July 14, 2022—Elena Savoy is a Senior Investigator in the Department of Biostatistics at the Harvard TH Chan School of Public Health, where she is Associate Director of the Emergency Preparedness, Research, Evaluation and Practice (EPREP) Program and co-founder of the IRIS Coalition. She recently co-directed a workshop for public health practitioners in Global Health Security Conference in Singapore on countering misinformation and disinformation in emergency risk communication.
Q: What is EPREP?
A: The preparedness program began in 2002, just after 9/11, with initial funding from the Centers for Disease Control and Prevention and a focus on training US public health personnel. It has evolved into a portfolio of national and international workforce development and research activities around the key capabilities governments need to respond to large-scale emergencies, such as pandemics, hurricanes and terrorism.
I started working with the program in 2004 when I was getting my MPH in Quantitative Methods and have been there ever since.
Q: What do your emergency risk communication workshops look like and what do you hope participants take away?
A: Our workshops are aimed at public health personnel at various levels, including local and state public health departments, or public health departments in other countries. They are very hands-on. We walk participants through a simulation exercise, gradually adding more information over the course of approximately three hours. At the recent workshop in Singapore, participants responded to a scenario involving fictional social media posts questioning the safety of the COVID vaccine in children. The goal was for them to leave with priorities for action they can take to improve their emergency communication plans.

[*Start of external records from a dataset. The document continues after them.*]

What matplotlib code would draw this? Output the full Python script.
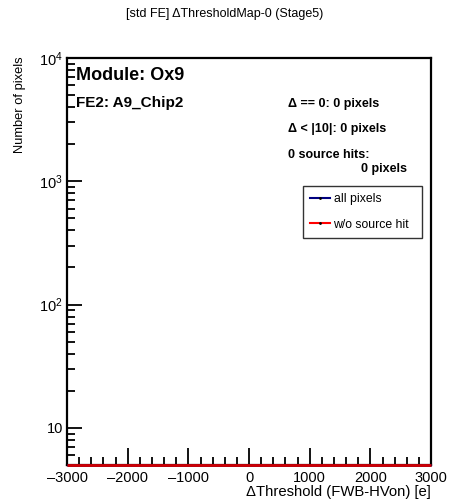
import numpy as np
import matplotlib
matplotlib.use("Agg")
import matplotlib.pyplot as plt
from matplotlib.ticker import MultipleLocator, FuncFormatter, LogLocator

plt.rcParams['font.family'] = ['Liberation Sans', 'DejaVu Sans']
plt.rcParams['mathtext.fontset'] = 'custom'
plt.rcParams['mathtext.rm'] = 'Liberation Sans'
plt.rcParams['mathtext.it'] = 'Liberation Sans:italic'

# histogram data (all bins empty)
bin_edges = np.linspace(-3000, 3000, 61)
all_pixels = np.zeros(60)
wo_source_hit = np.zeros(60)

y_min, y_max = 5, 1e4
info_lines = ["\u0394 == 0: 0 pixels", "\u0394 < |10|: 0 pixels", "0 source hits:"]

fig = plt.figure(figsize=(4.5, 5.04), dpi=100)
ax = fig.add_axes([0.149, 0.0774, 0.809, 0.8076])

# ROOT draws empty bins on the lower edge of a log axis
ax.stairs(np.clip(all_pixels, y_min, None), bin_edges, baseline=None,
          color='navy', lw=2, clip_on=False, zorder=5)
ax.stairs(np.clip(wo_source_hit, y_min, None), bin_edges, baseline=None,
          color='#d00000', lw=2, clip_on=False, zorder=6)

ax.set_yscale('log')
ax.set_xlim(-3000, 3000)
ax.set_ylim(y_min, y_max)

ax.xaxis.set_major_locator(MultipleLocator(1000))
ax.xaxis.set_minor_locator(MultipleLocator(200))
ax.yaxis.set_major_locator(LogLocator(base=10))
ax.yaxis.set_minor_locator(LogLocator(base=10, subs=np.arange(2, 10)))
ax.yaxis.set_minor_formatter(plt.NullFormatter())
ax.yaxis.set_major_formatter(FuncFormatter(
    lambda v, p: "10" if abs(v - 10) < 1e-6 else r"$10^{%d}$" % round(np.log10(v))))
ax.xaxis.set_major_formatter(FuncFormatter(lambda v, p: ("%d" % v).replace("-", "\u2013")))

ax.tick_params(axis='x', which='major', direction='in', length=12, width=1.3, labelsize=10.5, pad=4)
ax.tick_params(axis='x', which='minor', direction='in', length=6, width=1.3)
ax.tick_params(axis='y', which='major', direction='in', length=11, width=1.3, labelsize=10.5, pad=3)
ax.tick_params(axis='y', which='minor', direction='in', length=6, width=1.3)
for s in ax.spines.values():
    s.set_linewidth(1.6)

fig.text(0.5, 0.972, "[std FE] \u0394ThresholdMap-0 (Stage5)", ha='center', va='center', fontsize=9)
ax.set_xlabel("\u0394Threshold (FWB-HVon) [e]", fontsize=10.7, loc='right', labelpad=0)
ax.set_ylabel("Number of pixels", fontsize=9.3, ha='right')
ax.yaxis.set_label_coords(-0.113, 1.005)

ax.text(0.025, 0.956, "Module: Ox9", transform=ax.transAxes, fontsize=13, fontweight='bold', va='center')
ax.text(0.025, 0.889, "FE2: A9_Chip2", transform=ax.transAxes, fontsize=11, fontweight='bold', va='center')
for i, t in enumerate(info_lines):
    ax.text(0.608, 0.887 - i * 0.0625, t, transform=ax.transAxes, fontsize=9, fontweight='bold', va='center')
ax.text(0.934, 0.727, "0 pixels", transform=ax.transAxes, fontsize=9, fontweight='bold', va='center', ha='right')

h1, = ax.plot([], [], color='navy', lw=1.5, marker='.', ms=2, mfc='k', mec='k')
h2, = ax.plot([], [], color='red', lw=1.5, marker='.', ms=2, mfc='k', mec='k')
leg = ax.legend([h1, h2], ["all pixels", "w/o source hit"], loc='upper left',
                bbox_to_anchor=(0.648, 0.561, 0.327, 0.125), mode='expand', fontsize=8.8,
                frameon=True, fancybox=False, borderaxespad=0,
                handlelength=1.6, handletextpad=0.3, borderpad=0.6, labelspacing=1.1)
leg.get_frame().set_edgecolor('black')
leg.get_frame().set_linewidth(1.0)

fig.savefig("out.png", dpi=100)
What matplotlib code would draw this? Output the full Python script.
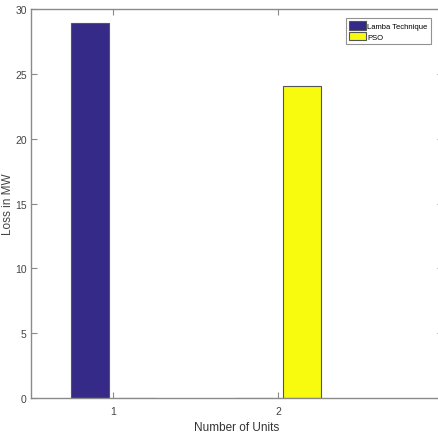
import numpy as np
import matplotlib
matplotlib.use('Agg')
import matplotlib.pyplot as plt

plt.rcParams['font.family'] = ['Liberation Sans Narrow', 'Liberation Sans', 'DejaVu Sans']

# data
units = [1, 2]
lamba = [28.95, 0]
pso = [0, 24.1]
series_names = ['Lamba Technique', 'PSO']

fig = plt.figure(figsize=(4.39, 4.39), dpi=100)
ax = fig.add_axes([0.0706, 0.0911, 0.9385, 0.886])

x = np.array(units)
w = 0.229
off = 0.143
ax.bar(x - off, lamba, w, color='#352a87', edgecolor='#555555', linewidth=0.8, label=series_names[0])
ax.bar(x + off, pso, w, color='#f9fb0e', edgecolor='#555555', linewidth=0.8, label=series_names[1])

ax.set_xlim(0.5, 3.0)
ax.set_ylim(0, 30)
ax.set_xticks(units)
ax.set_yticks(range(0, 31, 5))

for s in ax.spines.values():
    s.set_color('#8a8a8a')
    s.set_linewidth(1.0)
ax.tick_params(direction='in', length=4, width=0.8, colors='#8a8a8a',
               labelcolor='#444444', labelsize=7.5, top=True, right=True)
ax.tick_params(axis='x', pad=6)
ax.tick_params(axis='y', pad=3)

ax.set_xlabel('Number of Units', fontsize=8.5, color='#333333', labelpad=3)
ax.set_ylabel('Loss in MW', fontsize=8.5, color='#444444')
ax.yaxis.set_label_coords(-0.042, 0.5)

leg = ax.legend(loc='upper right', bbox_to_anchor=(0.97, 0.976), fontsize=5.5,
                frameon=True, fancybox=False, borderpad=0.4, borderaxespad=0,
                handlelength=2.2, handleheight=1.3, handletextpad=0.15,
                labelspacing=0.25)
leg.get_frame().set_edgecolor('#777777')
leg.get_frame().set_linewidth(0.8)

fig.savefig('out.png', dpi=100)
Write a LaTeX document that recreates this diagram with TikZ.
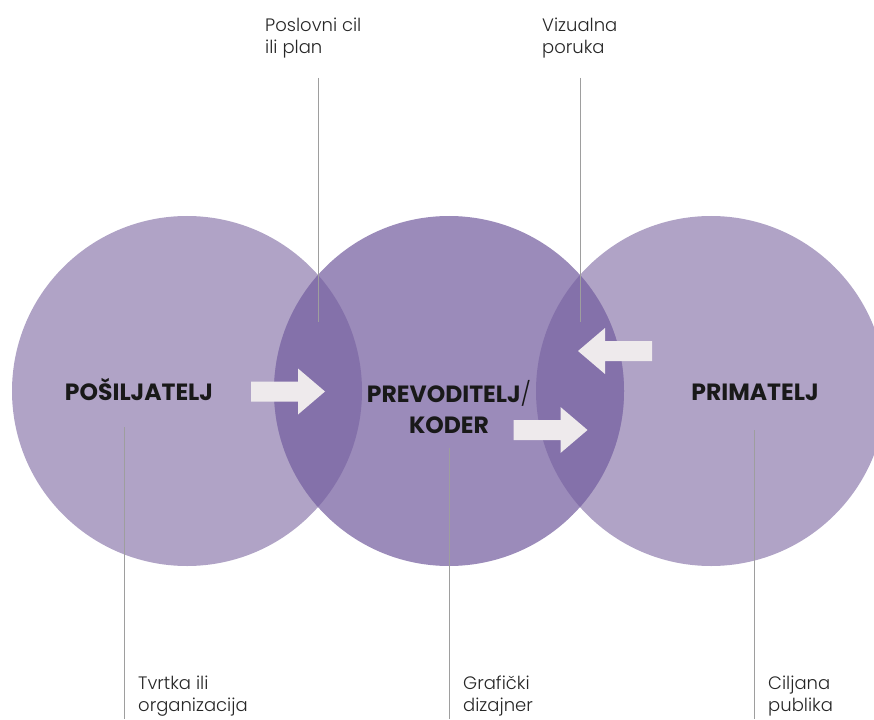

During the simulation, the first thing participants wanted to do was check the facts. You shouldn’t assume something is misinformation. You need to see if there is any data supporting or substantiating that particular information. Second, they focused on listening to the audience and trying to understand which segments are most affected. Finally, they wanted to identify people within these communities who might be effective in reaching members of the public who distrust the government.
Q: You suggested that practitioners should “prebunk” misinformation rather than just trying to debunk it when it’s already out there. Why is this, and what does it imply?
A: Debunking doesn’t seem to work because there’s just too much information on social media and elsewhere on the internet. It would be very difficult for an agency to try to demystify all the disinformation out there, or even reach the people spreading it, given the information echo chambers that exist. You end up debunking misinformation for people who already don’t believe it.
The idea of prebunking is to educate people against misinformation. Rather than trying to convince someone not to believe something, you talk about common patterns in misinformation posts and videos and the industry that exists to make money from it, such as selling a fraudulent cure for COVID-19. You alert people to certain techniques that creators use to manipulate emotions, such as creepy music or tone of voice in videos, and narratives centered on “corrupt elites” or harming children. You give people the tools to help them critically evaluate what they see or hear.
We did a randomized trial where we exposed people to a prebunking video, followed by a video with misinformation about the COVID-19 vaccine. A control group watched a video on how to clean your washing machine. We found that people exposed to prebunking video were not only less vaccine hesitant, but were also less likely to share misinformation videos with their peers.
Building trust with the audience is essential for effective communication. Public health practitioners must listen to people and value their emotional experiences and concerns. Otherwise, you can end up pushing people away and increasing polarization.
What we are talking about with practitioners is a culture shift that needs to happen in communicating around public health emergencies. For example, we have seen during the pandemic that many government agencies around the world have a top-down way of communicating with the public. They push their messages without testing them. But others have done better by finding ways to exploit the data—for example, from social media and population surveys, to inform their communication strategies.
We interviewed communications managers from government agencies in several countries to understand their approaches to sharing public health messages. Ultimately, we will produce a roadmap for effective communication that will help them improve their agencies’ abilities to communicate vital health information to the public.